Se reinstaló en su casa y multiplicó el ritmo de los milagros. A veces, hundía la mano en la bolsa de monedas que había recogido y que se habían multiplicado como los panes y los peces. Para disimular los monólogos, se procuró un rosario.
A poco empezó a notar que aquellos a los que había salvado de un peligro, reincidían en la misma conducta que los llevaría de nuevo a la catástrofe. Era agotador. Empezó a desear un descanso. O un relevo. Eligió candidatos que le parecieron adecuados. A cada uno le explicó los poderes de esa estructura. Todos reaccionaron igual: no querían. Preparó papelitos para sortearla en Nochebuena. Ninguno fue el favorecido. Llamó a un corralón. Cuando vieron las proporciones, dijeron que el flete iba a ser más caro que el balcón y la ventana. Los ofreció a organizaciones caritativas, a museos. Usted comprenderá ... el espacio. Cabía intentar la posibilidad última: repetir los gestos que concretaban su voluntad bajo la misma ventana.
Él ya ni se asomaba: miraba televisión de espaldas al balcón para no tentarse con las ganas de arreglar el mundo. Hasta prohibió que abrieran los postigos, que los pintaran, ni pasarles el plumero.

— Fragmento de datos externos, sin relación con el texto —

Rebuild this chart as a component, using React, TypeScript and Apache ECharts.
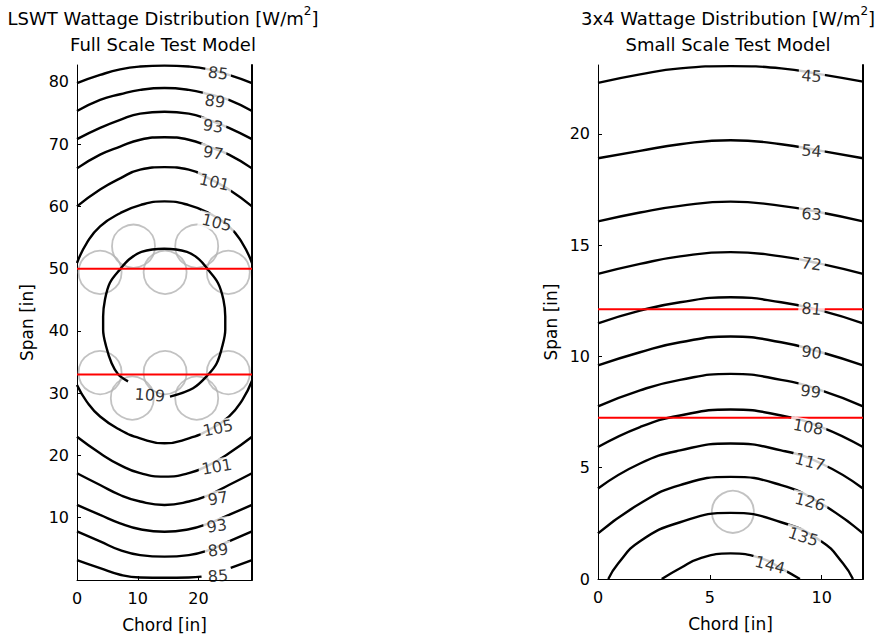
import { useEffect, useRef } from 'react';
import * as echarts from 'echarts';

const FONT = '"DejaVu Sans", sans-serif';

// ---------------- LSWT full scale model (left) ----------------
const lswtChordMax = 28.8;
const lswtSpanMax = 82.7;
const lswtChordTicks = [0, 10, 20];
const lswtSpanTicks = [10, 20, 30, 40, 50, 60, 70, 80];

// contour levels above the lamps (85 at top ... 105)
const lswtUpperContours: number[][][] = [
  [[0, 79.8], [3.8, 81.1], [7.1, 82.0], [10.4, 82.45], [14.4, 82.6], [18.4, 82.45], [21.7, 82.0], [25.0, 81.1], [28.8, 79.8]],
  [[0, 75.3], [3.8, 77.1], [7.1, 78.0], [10.4, 78.7], [14.4, 79.0], [18.4, 78.7], [21.7, 78.0], [25.0, 77.1], [28.8, 75.3]],
  [[0, 70.8], [3.8, 72.6], [7.1, 73.9], [10.4, 74.9], [14.4, 75.2], [18.4, 74.9], [21.7, 73.9], [25.0, 72.6], [28.8, 70.8]],
  [[0, 66.1], [3.8, 68.3], [7.1, 69.6], [10.4, 70.7], [14.4, 71.1], [18.4, 70.7], [21.7, 69.6], [25.0, 68.3], [28.8, 66.1]],
  [[0, 60.0], [3.8, 62.7], [7.1, 64.5], [10.4, 65.9], [14.4, 66.3], [18.4, 65.9], [21.7, 64.5], [25.0, 62.7], [28.8, 60.0]],
  [[0, 50.9], [1.6, 54.1], [3.8, 56.8], [7.1, 58.9], [10.4, 60.2], [14.4, 60.8], [18.4, 60.2], [21.7, 58.9], [25.0, 56.8], [27.2, 54.1], [28.8, 50.9]],
];
// contour levels below the lamps (85 at bottom, in two pieces around its label ... 105)
const lswtLowerContours: number[][][] = [
  [[0, 3.2], [3.8, 1.9], [7.1, 0.85], [10.4, 0.4], [14.4, 0.35], [18.4, 0.4], [20.5, 0.55]],
  [[25.3, 1.95], [28.8, 3.2]],
  [[0, 7.8], [3.8, 6.2], [7.1, 4.8], [10.4, 4.0], [14.4, 3.75], [18.4, 4.0], [21.7, 4.8], [25.0, 6.2], [28.8, 7.8]],
  [[0, 12.05], [3.8, 10.45], [7.1, 9.1], [10.4, 8.15], [14.4, 7.75], [18.4, 8.15], [21.7, 9.1], [25.0, 10.45], [28.8, 12.05]],
  [[0, 17.15], [3.8, 15.25], [7.1, 13.65], [10.4, 12.6], [14.4, 12.05], [18.4, 12.6], [21.7, 13.65], [25.0, 15.25], [28.8, 17.15]],
  [[0, 23.0], [3.8, 20.35], [7.1, 18.45], [10.4, 17.15], [14.4, 16.6], [18.4, 17.15], [21.7, 18.45], [25.0, 20.35], [28.8, 23.0]],
  [[0, 31.3], [1.6, 28.65], [3.8, 26.25], [7.1, 24.1], [10.4, 22.75], [14.4, 21.95], [18.4, 22.75], [21.7, 24.1], [25.0, 26.25], [27.2, 28.9], [28.8, 32.0]],
];
// the 109 loop around the lamp field (open where its label sits)
const lswtInnerContour: number[][] = [
  [8.4, 31.9], [6.8, 33.0], [5.7, 34.8], [4.8, 37.5], [4.3, 40.2], [4.3, 42.3], [4.6, 45.0], [5.4, 47.7],
  [7.1, 49.9], [8.6, 51.5], [10.6, 52.7], [14.35, 53.2], [18.1, 52.7], [20.1, 51.5], [21.5, 49.9],
  [23.2, 47.7], [24.1, 45.0], [24.4, 42.3], [24.4, 40.2], [23.9, 37.5], [23.0, 34.8], [21.6, 33.0],
  [19.1, 30.8], [15.3, 29.45],
];
const lswtLabelLevels = ['85', '89', '93', '97', '101', '105', '109', '105', '101', '97', '93', '89', '85'];
const lswtLabelPoints: number[][] = [
  [23.2, 81.4], [22.7, 76.9], [22.4, 72.9], [22.4, 68.6], [22.6, 63.9], [23.0, 57.4],
  [12.0, 29.7], [23.2, 24.4], [23.0, 18.2], [23.2, 13.1], [23.0, 8.7], [23.2, 4.8], [23.2, 0.65],
];
const lswtLabelAngles = [-8, -8, -8, -10, -13, -14, -4, 12, 10, 9, 8, 7, 5];
const lswtUnboxedLabels = [6, 12];
const lswtLampCenters: number[][] = [
  [3.8, 49.4], [14.5, 49.4], [24.9, 49.4], [9.3, 53.6], [19.7, 53.6],
  [3.8, 33.3], [14.5, 33.3], [24.9, 33.3], [9.1, 29.2], [19.7, 29.2],
];
const lswtRedLines = [50, 33];

// ---------------- 3x4 small scale model (right) ----------------
const smallChordMax = 11.85;
const smallSpanMax = 23.1;
const smallChordTicks = [0, 5, 10];
const smallSpanTicks = [0, 5, 10, 15, 20];
const smallContours: number[][][] = [
  [[0, 22.3], [1.88, 22.68], [3.67, 22.95], [5.93, 23.05], [8.19, 22.95], [9.98, 22.68], [11.85, 22.35]],
  [[0, 18.91], [1.88, 19.24], [3.67, 19.54], [5.93, 19.72], [8.19, 19.54], [9.98, 19.24], [11.85, 18.91]],
  [[0, 16.07], [1.88, 16.47], [3.67, 16.77], [5.93, 16.96], [8.19, 16.77], [9.98, 16.47], [11.85, 16.07]],
  [[0, 13.71], [1.88, 14.16], [3.67, 14.5], [5.93, 14.69], [8.19, 14.5], [9.98, 14.16], [11.85, 13.71]],
  [[0, 11.49], [1.88, 12.06], [3.67, 12.44], [5.93, 12.66], [8.19, 12.44], [9.98, 12.06], [11.85, 11.49]],
  [[0, 9.6], [1.88, 10.19], [3.67, 10.64], [5.93, 10.9], [8.19, 10.64], [9.98, 10.19], [11.85, 9.6]],
  [[0, 7.76], [1.88, 8.48], [3.67, 8.95], [5.93, 9.22], [8.19, 8.95], [9.98, 8.48], [11.85, 7.76]],
  [[0, 5.93], [1.88, 6.83], [3.67, 7.35], [5.93, 7.62], [8.19, 7.35], [9.98, 6.83], [11.85, 5.93]],
  [[0, 4.07], [1.88, 5.19], [3.67, 5.78], [5.93, 6.09], [8.19, 5.78], [9.98, 5.19], [11.85, 4.07]],
  [[0, 2.05], [1.88, 3.39], [3.67, 4.22], [5.93, 4.59], [8.19, 4.22], [9.98, 3.39], [11.85, 2.05]],
  [[0.46, 0], [0.9, 0.7], [1.88, 1.7], [3.67, 2.55], [5.93, 2.97], [8.19, 2.55], [9.98, 1.7], [10.96, 0.7], [11.4, 0]],
  [[2.85, 0], [3.67, 0.48], [4.56, 0.93], [5.93, 1.15], [7.3, 0.93], [8.19, 0.48], [9.03, 0]],
];
const smallLabelLevels = ['45', '54', '63', '72', '81', '90', '99', '108', '117', '126', '135', '144'];
const smallLabelPoints: number[][] = [
  [9.55, 22.6], [9.55, 19.24], [9.55, 16.4], [9.55, 14.16], [9.55, 12.14], [9.55, 10.19],
  [9.51, 8.43], [9.4, 6.83], [9.48, 5.26], [9.48, 3.47], [9.18, 1.9], [7.69, 0.63],
];
const smallLabelAngles = [-5, -5, -5, -8, -5, -8, -8, -10, -15, -15, -18, -15];
const smallUnboxedLabels: number[] = [];
const smallLampCenters: number[][] = [[6.03, 3.02]];
const smallRedLines = [12.12, 7.25];

const textBase = { fontFamily: FONT, color: '#000' };

function contour(data: number[][], grid: number, z = 3, color = '#000', width = 2.4, smooth: number | boolean = 0.5) {
  return {
    type: 'line',
    xAxisIndex: grid,
    yAxisIndex: grid * 2,
    data,
    smooth,
    symbol: 'none',
    silent: true,
    z,
    lineStyle: { color, width },
  };
}

function lamps(data: number[][], grid: number, size: number) {
  return {
    type: 'scatter',
    xAxisIndex: grid,
    yAxisIndex: grid * 2,
    data,
    symbol: 'circle',
    symbolSize: size,
    silent: true,
    z: 1,
    itemStyle: { color: 'rgba(0,0,0,0)', borderColor: '#b3b3b3', borderWidth: 1.8 },
  };
}

function labels(levels: string[], points: number[][], angles: number[], unboxed: number[], grid: number) {
  return {
    type: 'scatter',
    xAxisIndex: grid,
    yAxisIndex: grid * 2,
    symbolSize: 1,
    silent: true,
    z: 5,
    itemStyle: { color: 'rgba(0,0,0,0)' },
    label: {
      show: true,
      position: 'inside',
      formatter: '{b}',
      ...textBase,
      fontSize: 16,
      backgroundColor: '#fff',
      padding: [0, 3],
    },
    data: levels.map((lv, i) => ({
      name: lv,
      value: points[i],
      label: { rotate: angles[i], backgroundColor: unboxed.includes(i) ? 'rgba(0,0,0,0)' : '#fff' },
    })),
  };
}

function xAxis(grid: number, max: number, ticks: number[]) {
  return {
    type: 'value',
    gridIndex: grid,
    min: 0,
    max,
    position: 'bottom',
    name: 'Chord [in]',
    nameLocation: 'middle',
    nameGap: 36,
    nameTextStyle: { ...textBase, fontSize: 17 },
    axisLine: { show: true, onZero: false, lineStyle: { color: '#000', width: 1 } },
    axisTick: { show: true, inside: true, length: 4, customValues: ticks, lineStyle: { color: '#000' } },
    axisLabel: { customValues: ticks, margin: 10, ...textBase, fontSize: 16 },
    splitLine: { show: false },
  };
}

function yAxes(grid: number, max: number, ticks: number[], gap: number) {
  return [
    {
      type: 'value',
      gridIndex: grid,
      min: 0,
      max,
      position: 'left',
      name: 'Span [in]',
      nameLocation: 'middle',
      nameGap: gap,
      nameTextStyle: { ...textBase, fontSize: 17 },
      axisLine: { show: true, onZero: false, lineStyle: { color: '#000', width: 1 } },
      axisTick: { show: true, inside: true, length: 4, customValues: ticks, lineStyle: { color: '#000' } },
      axisLabel: { customValues: ticks, margin: 8, ...textBase, fontSize: 16 },
      splitLine: { show: false },
    },
    {
      type: 'value',
      gridIndex: grid,
      min: 0,
      max,
      position: 'right',
      axisLine: { show: true, onZero: false, lineStyle: { color: '#000', width: 2 } },
      axisTick: { show: false },
      axisLabel: { show: false },
      splitLine: { show: false },
    },
  ];
}

function buildOption() {
  const series: any[] = [];
  // left panel
  series.push(lamps(lswtLampCenters, 0, 43));
  lswtRedLines.forEach((y) => series.push(contour([[0, y], [lswtChordMax, y]], 0, 4, '#ff0000', 2, false)));
  lswtUpperContours.forEach((c) => series.push(contour(c, 0)));
  lswtLowerContours.forEach((c) => series.push(contour(c, 0)));
  series.push(contour(lswtInnerContour, 0, 3, '#000', 2.4, 0.35));
  series.push(labels(lswtLabelLevels, lswtLabelPoints, lswtLabelAngles, lswtUnboxedLabels, 0));
  // right panel
  series.push(lamps(smallLampCenters, 1, 42));
  smallRedLines.forEach((y) => series.push(contour([[0, y], [smallChordMax, y]], 1, 4, '#ff0000', 2, false)));
  smallContours.forEach((c) => series.push(contour(c, 1)));
  series.push(labels(smallLabelLevels, smallLabelPoints, smallLabelAngles, smallUnboxedLabels, 1));

  const titleStyle = {
    ...textBase,
    fontSize: 18,
    fontWeight: 'normal',
    lineHeight: 26,
    rich: { sup: { ...textBase, fontSize: 12, lineHeight: 26, verticalAlign: 'top' } },
  };

  return {
    animation: false,
    backgroundColor: '#fff',
    title: [
      { text: 'LSWT Wattage Distribution [W/m{sup|2}]\nFull Scale Test Model', left: 158, top: 0, textAlign: 'center', textStyle: titleStyle },
      { text: '3x4 Wattage Distribution [W/m{sup|2}]\nSmall Scale Test Model', left: 723, top: 0, textAlign: 'center', textStyle: titleStyle },
    ],
    grid: [
      { left: 77, top: 65, width: 175, height: 515, containLabel: false },
      { left: 598, top: 65, width: 265, height: 514, containLabel: false },
    ],
    xAxis: [xAxis(0, lswtChordMax, lswtChordTicks), xAxis(1, smallChordMax, smallChordTicks)],
    yAxis: [...yAxes(0, lswtSpanMax, lswtSpanTicks, 42), ...yAxes(1, smallSpanMax, smallSpanTicks, 39)],
    series,
  };
}

export default function App() {
  const ref = useRef<HTMLDivElement>(null);
  useEffect(() => {
    const chart = echarts.init(ref.current as HTMLDivElement, null, { renderer: 'svg' });
    chart.setOption(buildOption() as any);
    return () => chart.dispose();
  }, []);
  return (
    <div
      ref={ref}
      style={{ position: 'absolute', left: 0, top: 0, width: 877, height: 638, background: '#fff' }}
    />
  );
}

Tiró el rosario, no monologaba. Los desconcertó. Primero había hecho cruzar el océano y ahora ni se acercaba a la estructura.
Una tarde le avisaron que se construía la autopista Diagonal Norte - Pacífico y que expropiaban la casa. Cuando vinieron los tasadores lloriqueó y obtuvo el precio más alto. Se fueron la ventana, el balcón francés, la casa.
Absalón vive, sin ateroesclerosis, cerca del Cinturón Ecológico gracias a la indemnización y a las monedas sin valor nominal que pesaban una barbaridad.
Mientras tanto, en un potrero de los suburbios, la estructura de metal se va oxidando. Los chicos del barrio la usan como arco para jugar al fútbol, pero de noche el arquero se desvela viendo monos en las ramas de un baobab o flores que se abren bajo el rayo de la luna o un mosaico de la mezquita de Hagia Sofia o la lluvia sobre un pueblo de techos de zinc.
Las madres están convencidas de que la culpa la tienen las series de televisión que hacen fantasear a sus hijos.